Then Democratic presidential candidate Barack Obama in Berlin on July 24: "America doesn't like being unpopular, but we will accept it if necessary. Still, we much prefer being liked."
SPIEGEL: Mr. Talbott, Barack Obama will be confronted with a world beset by problems when he takes office on Jan. 20. Which priorities should be at the top of his agenda?
SPIEGEL: Does a more urgent problem exist in these times than protecting prosperity and social security?
Talbott: This is a deep crisis and if it is not solved, globalization will turn sour on us all. But there are some other urgent issues that cannot be put on the back burner: climate change, the danger of nuclear proliferation, world poverty, global health protection and the prevention of international pandemics. These issues should not be de-prioritized because of the financial crisis.
SPIEGEL: And are you confident that Obama won't lose his way in the thicket of wars and crises -- including Russia, Pakistan, Afghanistan, Iran, Iraq, India, Georgia and Israel?
Talbott: I think Obama gets this big time. There are strong indications that he has an acute understanding of these problems. Just think of his remarkable election night speech at Grant Park in Chicago. He basically said, "We have some tough problems, do not expect them to be handled quickly, not in a year and maybe not in four years." He summed it up in three phrases: two wars, a planet in peril and an international financial crisis. I checked with people familiar with the way his mind works, and the order in which he put those was no accident.
SPIEGEL: How will Obama manage to take the country on an international journey that entails sacrifices for the American population? Effective climate protection, after all, requires smaller cars and less energy use.
Talbott: Obama is pretty good at reconciling the reconcilable. That does not mean that he can reconcile the irreconcilable, but he always finds ways to lower tensions and diminish polarization.
SPIEGEL: When it comes to culture, doesn't America -- with its large domestic market and fixation on itself -- seem like one of the least globalized countries in the Western world?
Talbott: There is no question that the population of the United States takes its sovereignty very seriously. We don't have a tradition of transnationalism like you do in Europe. I know many people on your continent who identify as European just as easily as they identify as being German, British or French. But this European culture is only 60 years old.
SPIEGEL: Will Obama attempt to shift from an American identity to a global one?
Talbott: He has already begun to do so. In his speech in Berlin's Tiergarten, he called himself a citizen of the world. This was sentiment for which Socrates was put to death. In the United States, nobody gets put to death for saying that, but as a self-characterization, it certainly has a radioactive touch.
SPIEGEL: He is not the first American to describe himself as citizen of the world.
Talbott: John F. Kennedy did it, and so did Ronald Reagan, but they both waited until they got to the White House.

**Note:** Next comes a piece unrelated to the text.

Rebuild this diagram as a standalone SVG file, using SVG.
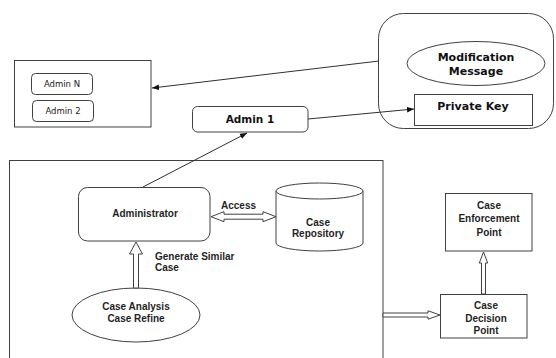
<svg xmlns="http://www.w3.org/2000/svg" width="556" height="358" viewBox="0 0 556 358">
<style>
.box{fill:#fff;stroke:#404040;stroke-width:1}
.t{font-family:"Liberation Sans",Arial,sans-serif;font-weight:bold;font-size:10px;fill:#1f1f1f;text-anchor:middle;dominant-baseline:central}
.tl{font-family:"Liberation Sans",Arial,sans-serif;font-weight:bold;font-size:10px;fill:#1f1f1f;dominant-baseline:central}
.v{font-family:"DejaVu Sans",Verdana,sans-serif;font-weight:bold;font-size:11px;fill:#111;text-anchor:middle;dominant-baseline:central}
.s{font-family:"DejaVu Sans",Verdana,sans-serif;font-size:8.5px;fill:#222;text-anchor:middle;dominant-baseline:central}
.ln{fill:none;stroke:#303030;stroke-width:1}
.ha{fill:#fff;stroke:#404040;stroke-width:1}
</style>
<defs>
<marker id="ah" viewBox="0 0 10 10" refX="10" refY="5" markerWidth="7" markerHeight="7" markerUnits="userSpaceOnUse" orient="auto">
<path d="M0,1 L10,5 L0,9 z" fill="#111"/>
</marker>
</defs>

<g id="system">
<rect class="box" x="9.5" y="160.5" width="373.5" height="210"/>
</g>

<g id="admins-group">
<rect class="box" x="14.5" y="60.5" width="136.5" height="66.5"/>
</g>
<g id="admin-n">
<rect class="box" x="31.5" y="73.5" width="61" height="21" rx="4"/>
<text class="s" x="62" y="84">Admin N</text>
</g>
<g id="admin-2">
<rect class="box" x="32.5" y="100.5" width="61" height="21" rx="4"/>
<text class="s" x="63" y="111">Admin 2</text>
</g>

<g id="modification-group">
<rect class="box" x="378.5" y="13.5" width="175" height="115" rx="25"/>
</g>
<g id="modification-message">
<ellipse class="box" cx="476" cy="63.5" rx="69" ry="22"/>
<text class="v" x="476" y="57">Modification</text>
<text class="v" x="476" y="71">Message</text>
</g>
<g id="private-key">
<rect class="box" x="414.5" y="94.5" width="118" height="31"/>
<text class="v" x="473" y="106">Private Key</text>
</g>

<g id="admin-1">
<rect class="box" x="192.5" y="106.5" width="115.5" height="25.5" rx="5"/>
<text class="v" x="250" y="119" style="font-size:10.5px">Admin 1</text>
</g>

<g id="administrator">
<rect class="box" x="78.5" y="187.5" width="131.5" height="53.5" rx="9"/>
<text class="t" x="145" y="213">Administrator</text>
</g>

<g id="case-repository">
<path class="box" d="M276,191 L276,243 A43.5,8 0 0 0 363,243 L363,191"/>
<ellipse class="box" cx="319.5" cy="191" rx="43.5" ry="8"/>
<text class="t" x="318" y="222">Case</text>
<text class="t" x="318" y="233.5">Repository</text>
</g>

<g id="case-analysis">
<ellipse class="box" cx="136" cy="315" rx="64" ry="27"/>
<text class="t" x="136" y="306">Case Analysis</text>
<text class="t" x="136" y="318">Case Refine</text>
</g>

<g id="case-enforcement-point">
<rect class="box" x="445.5" y="193.5" width="86.5" height="57.5"/>
<text class="t" x="489" y="205">Case</text>
<text class="t" x="489" y="218.5">Enforcement</text>
<text class="t" x="489" y="232">Point</text>
</g>

<g id="case-decision-point">
<rect class="box" x="440.5" y="294.5" width="86.5" height="43.5"/>
<text class="t" x="486" y="305">Case</text>
<text class="t" x="486" y="318">Decision</text>
<text class="t" x="486" y="330.5">Point</text>
</g>

<g id="connectors">
<line class="ln" x1="143" y1="187" x2="247" y2="133" marker-end="url(#ah)"/>
<line class="ln" x1="308" y1="119" x2="414" y2="109" marker-end="url(#ah)"/>
<line class="ln" x1="379" y1="61" x2="152" y2="88" marker-end="url(#ah)"/>
<polygon class="ha" points="211,216.7 224,211.7 224,214.2 263,214.2 263,211.7 276,216.7 263,221.7 263,219.2 224,219.2 224,221.7"/>
<text class="tl" x="221" y="205">Access</text>
<polygon class="ha" points="136,242 142.5,254 138.5,254 138.5,288 133.5,288 133.5,254 129.5,254"/>
<text class="tl" x="155" y="256">Generate Similar</text>
<text class="tl" x="155" y="267.5">Case</text>
<polygon class="ha" points="440,315 428,310.8 428,313 383,313 383,317 428,317 428,319.2"/>
<polygon class="ha" points="483.5,252 487.7,263 485.5,263 485.5,294 481.5,294 481.5,263 479.3,263"/>
</g>
</svg>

I think it is further evidence that Obama was out in front when he said the United States needs to think of itself as a communal citizen of the world. He will not, however, come at everyone with the grim message that we all have to change our way of life, that we need to take the metro, for instance, or buy small cars.
SPIEGEL: Because the average American can only handle positive messages?
Talbott: You can make fun of us all you want. But our people are right to ask: What are the benefits for us and for our country?
SPIEGEL: And what is the answer?
Talbott: America will get stronger if it both invents and makes use of innovative technology. America does not simply want to be green. America wants to make money off being green. It wants being green to reduce our dependency on Arab oil and to strengthen national security. Unlike the view of the Bush administration, in Obama's understanding there is no tension between energy, economic and environmental policy.
SPIEGEL: Won't the focus on global governance that you recommend for the US be undercut by the constant cost-benefit calculations of domestic policy?
Talbott: For a President Obama, a lot depends on combining domestic and foreign policies. An active climate policy would promote and renew America's leadership role, and the respect we would gain globally would reflect positively on us. America doesn't like being unpopular, but we will accept that if necessary. Still, we much prefer being liked.